Au début, quand on se lance dans la longue Face A du disque Anomaly Index que Nkisi vient de sortir chez Nyege Nyege Tapes, on peut rester perplexe, presque idiot devant un mur blanc de grésil et de crépitements… Et puis… il y a comme un rythme qui s’en échappe, cyclique, circulaire même, un mouvement sourd, celui des premiers cylindres en bakélite des phonographes. Et puis… il y a des sons, des bruits, des voix captives qui émergent de la brume, souvent presque imperceptibles. Des spectres d’époques révolues, avalées par la colonisation, le vent, l’oubli, les ethnographes trop pressés ou trop sûrs d’eux.
Avec Anomaly Index, la DJ londonienne d’origine congolaise ne joue pas à l’archiviste appliquée. Elle ouvre une brèche. Elle retourne les cylindres, ceux 1905, ceux 1908, ceux du Cameroun, ceux de Papouasie Nouvelle Guinée, comme des talismans fissurés, elle écoute non pas ce qu’ils voulaient enregistrer, mais ce qu’ils n’ont jamais réussi à cacher : l’erreur, le bruit, l’accident. Le paracoustique, ce territoire où l’intention explose et où la matière sonore se révèle plus libre que son époque.

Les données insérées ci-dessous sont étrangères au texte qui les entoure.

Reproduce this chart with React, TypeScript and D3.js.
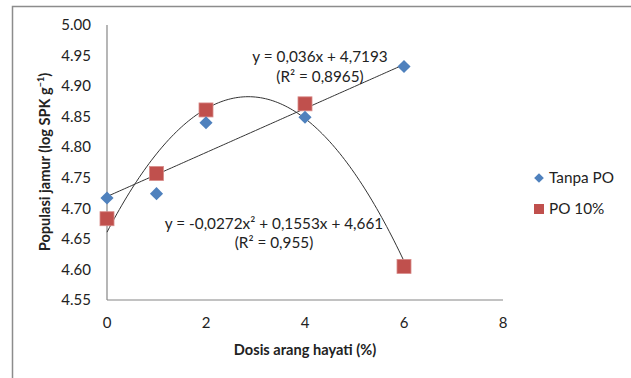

Side A, c’est la séance de spiritisme. Le souffle, les effritements, les effondrements deviennent rythmes, textures, pulsations involontaires. C’est peut-être la musique industrielle avant la musique industrielle. C’est sûrement le futurisme avant qu’il soit afro, avant même que quelqu’un en invente le mot.
Side B, elle, remet un peu d’ordre, si l’on peut appeler “ordre” un battement club pris dans une tempête de poussières coloniales et de voix trop vieilles pour être identifiées. Nkisi introduit des percussions, des sonorités électroniques minimalistes, quelques illusions de groove, comme si elle lisait un futur possible dans des cendres anciennes. Là, soudain, un motif revient, obsédant, trois minutes avant la fin. Un secret, un souvenir, un écho. Le genre d’instant où l’on se dit que ces cylindres n’ont jamais été des archives. Ce sont des portails.
Anomaly Index n’est pas un disque. C’est une contradiction vivante. Art avec un A majuscule, mais aussi un doigt levé vers les hiérarchies académiques ; une techno-séance ; une rencontre entre accidents passés et possibles futurs, entre esprits piégés dans la cire et machines qui refusent d’être domestiquées. Nkisi nous rappelle que le son a toujours débordé du cadre, et que les fantômes, eux, n’ont jamais cessé d’exister.